While it is essential to challenge various personal and institutional ties to Palestinian dispossession, NDP officialdom’s connections to Israel lobby groups wasn’t what drove their suppression of the Palestine Resolution. Rather, as I detailed, the party establishment’s overriding concern was media backlash. But, silencing and driving out extreme anti-Palestinian voices and disrupting the party leadership’s ties to Israel lobby groups is a more achievable medium-term objective than shifting the dominant media. Additionally, getting the NDP — a powerful political institution — to forthrightly criticize Canada’s complicity in Palestinian dispossession is necessary in order to force open space within the dominant media to challenge Israeli policy.
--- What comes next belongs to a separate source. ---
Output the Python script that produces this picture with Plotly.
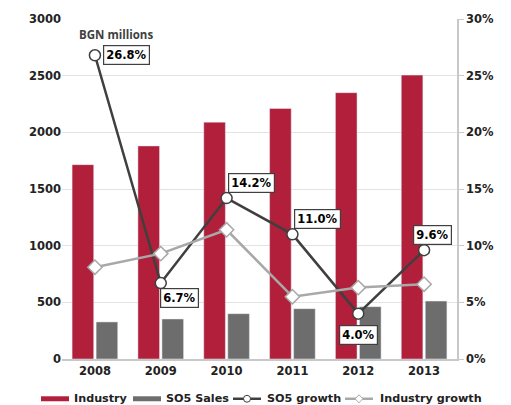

Confronting suppression of the Palestine Resolution and the party establishment’s ties to Israel lobby groups is also essential to constrain their capacity to repeat the same anti-democratic practices at the next convention. Putting the party leadership on the defensive over the Palestine Resolution and its ties to Israel lobby organizations also increases the likelihood that they will criticize the federal government’s indifference to Israel’s killings in Gaza, detention of Palestinian children, Donald Trump’s decision to move the US Embassy to Jerusalem and opposition to proper labeling of Israeli settlement wine (issues the NDP foreign critic has recently criticized). The party leadership has taken these basic steps partly as a way to head off activist pressure. Of course, a party serious about opposing Canadian complicity in Palestinian dispossession would also challenge Canada-Israel military ties, a free trade agreement that allows settlement products to enter Canada duty-free, registered charities that channel tens of millions of dollars to projects supporting Israel’s powerful military, racist institutions and illegal settlements, etc.
At a certain level the question is which ideology and individuals are at home in the NDP: Those in favor of suppressing debate on the Palestine Resolution and Canadian complicity in Palestinian dispossession or those who support Palestinian rights and party democracy.
It is necessary, for justice and democracy’s sake, that those who thwarted the Palestine Resolution come to regret their decision. They must realize that while not in control of the party machinery or dominant media, Palestine solidarity activists have righteousness on their side and wind in their sails.